## START

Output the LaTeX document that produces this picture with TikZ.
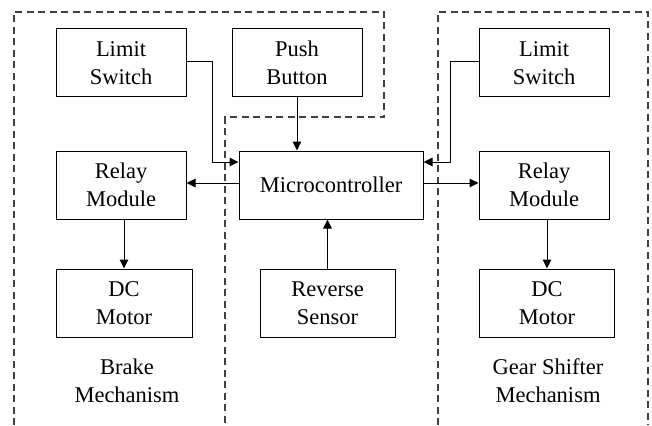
\documentclass[tikz,border=0pt]{standalone}
\usepackage{fontspec}
\setmainfont{Liberation Serif}
\usetikzlibrary{arrows.meta}
\begin{document}
\begin{tikzpicture}[x=1pt,y=-1pt,
  blk/.style={draw,line width=1pt,inner sep=0pt,align=center,font=\fontsize{22.5}{28}\selectfont},
  lbl/.style={inner sep=0pt,align=center,font=\fontsize{22.5}{28}\selectfont},
  grp/.style={draw=black!75,line width=1.1pt,dash pattern=on 7pt off 4.5pt},
  conn/.style={line width=1pt,-{Triangle[length=9pt,width=8.5pt]}}]
\useasboundingbox (0,0) rectangle (652,425);
% dashed groups
\draw[grp] (14,425) -- (14,12) -- (384,12) -- (384,117) -- (225,117) -- (225,425);
\draw[grp] (438,425) -- (438,12) -- (648,12) -- (648,425);
% boxes
\node[blk,minimum width=130pt,minimum height=68pt] (ls1) at (121,63) {Limit\\Switch};
\node[blk,minimum width=130pt,minimum height=68pt] (pb) at (297,63) {Push\\Button};
\node[blk,minimum width=130pt,minimum height=68pt] (ls2) at (544,63) {Limit\\Switch};
\node[blk,minimum width=130pt,minimum height=68pt] (rm1) at (121,185) {Relay\\Module};
\node[blk,minimum width=184pt,minimum height=68pt] (mc) at (331,185) {Microcontroller};
\node[blk,minimum width=130pt,minimum height=68pt] (rm2) at (544,185) {Relay\\Module};
\node[blk,minimum width=136pt,minimum height=68pt] (dc1) at (124,303) {DC\\Motor};
\node[blk,minimum width=135pt,minimum height=68pt] (rs) at (327.5,303) {Reverse\\Sensor};
\node[blk,minimum width=135pt,minimum height=68pt] (dc2) at (547,303) {DC\\Motor};
\node[lbl] (bm) at (127,381) {Brake\\Mechanism};
\node[lbl] (gm) at (548,381) {Gear Shifter\\Mechanism};
% connectors
\draw[conn] (ls1.east |- 0,62) -| (212.5,162) -- (mc.west |- 0,162);
\draw[conn] (ls2.west |- 0,62) -| (450.5,162) -- (mc.east |- 0,162);
\draw[conn] (pb.south) -- (pb.south |- mc.north);
\draw[conn] (mc.west |- 0,183) -- (rm1.east |- 0,183);
\draw[conn] (mc.east |- 0,183) -- (rm2.west |- 0,183);
\draw[conn] (dc1.north |- rm1.south) -- (dc1.north);
\draw[conn] (dc2.north |- rm2.south) -- (dc2.north);
\draw[conn] (rs.north) -- (rs.north |- mc.south);
\end{tikzpicture}
\end{document}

## END

Copy out the whole listing exactly, and don't carry over any pictures.

[The response]:
Output the LaTeX document that produces this picture with TikZ.
\documentclass[tikz,border=0pt]{standalone}
\usepackage{fontspec}
\setmainfont{Liberation Serif}
\usetikzlibrary{arrows.meta}
\begin{document}
\begin{tikzpicture}[x=1pt,y=-1pt,
  blk/.style={draw,line width=1pt,inner sep=0pt,align=center,font=\fontsize{22.5}{28}\selectfont},
  lbl/.style={inner sep=0pt,align=center,font=\fontsize{22.5}{28}\selectfont},
  grp/.style={draw=black!75,line width=1.1pt,dash pattern=on 7pt off 4.5pt},
  conn/.style={line width=1pt,-{Triangle[length=9pt,width=8.5pt]}}]
\useasboundingbox (0,0) rectangle (652,425);
% dashed groups
\draw[grp] (14,425) -- (14,12) -- (384,12) -- (384,117) -- (225,117) -- (225,425);
\draw[grp] (438,425) -- (438,12) -- (648,12) -- (648,425);
% boxes
\node[blk,minimum width=130pt,minimum height=68pt] (ls1) at (121,63) {Limit\\Switch};
\node[blk,minimum width=130pt,minimum height=68pt] (pb) at (297,63) {Push\\Button};
\node[blk,minimum width=130pt,minimum height=68pt] (ls2) at (544,63) {Limit\\Switch};
\node[blk,minimum width=130pt,minimum height=68pt] (rm1) at (121,185) {Relay\\Module};
\node[blk,minimum width=184pt,minimum height=68pt] (mc) at (331,185) {Microcontroller};
\node[blk,minimum width=130pt,minimum height=68pt] (rm2) at (544,185) {Relay\\Module};
\node[blk,minimum width=136pt,minimum height=68pt] (dc1) at (124,303) {DC\\Motor};
\node[blk,minimum width=135pt,minimum height=68pt] (rs) at (327.5,303) {Reverse\\Sensor};
\node[blk,minimum width=135pt,minimum height=68pt] (dc2) at (547,303) {DC\\Motor};
\node[lbl] (bm) at (127,381) {Brake\\Mechanism};
\node[lbl] (gm) at (548,381) {Gear Shifter\\Mechanism};
% connectors
\draw[conn] (ls1.east |- 0,62) -| (212.5,162) -- (mc.west |- 0,162);
\draw[conn] (ls2.west |- 0,62) -| (450.5,162) -- (mc.east |- 0,162);
\draw[conn] (pb.south) -- (pb.south |- mc.north);
\draw[conn] (mc.west |- 0,183) -- (rm1.east |- 0,183);
\draw[conn] (mc.east |- 0,183) -- (rm2.west |- 0,183);
\draw[conn] (dc1.north |- rm1.south) -- (dc1.north);
\draw[conn] (dc2.north |- rm2.south) -- (dc2.north);
\draw[conn] (rs.north) -- (rs.north |- mc.south);
\end{tikzpicture}
\end{document}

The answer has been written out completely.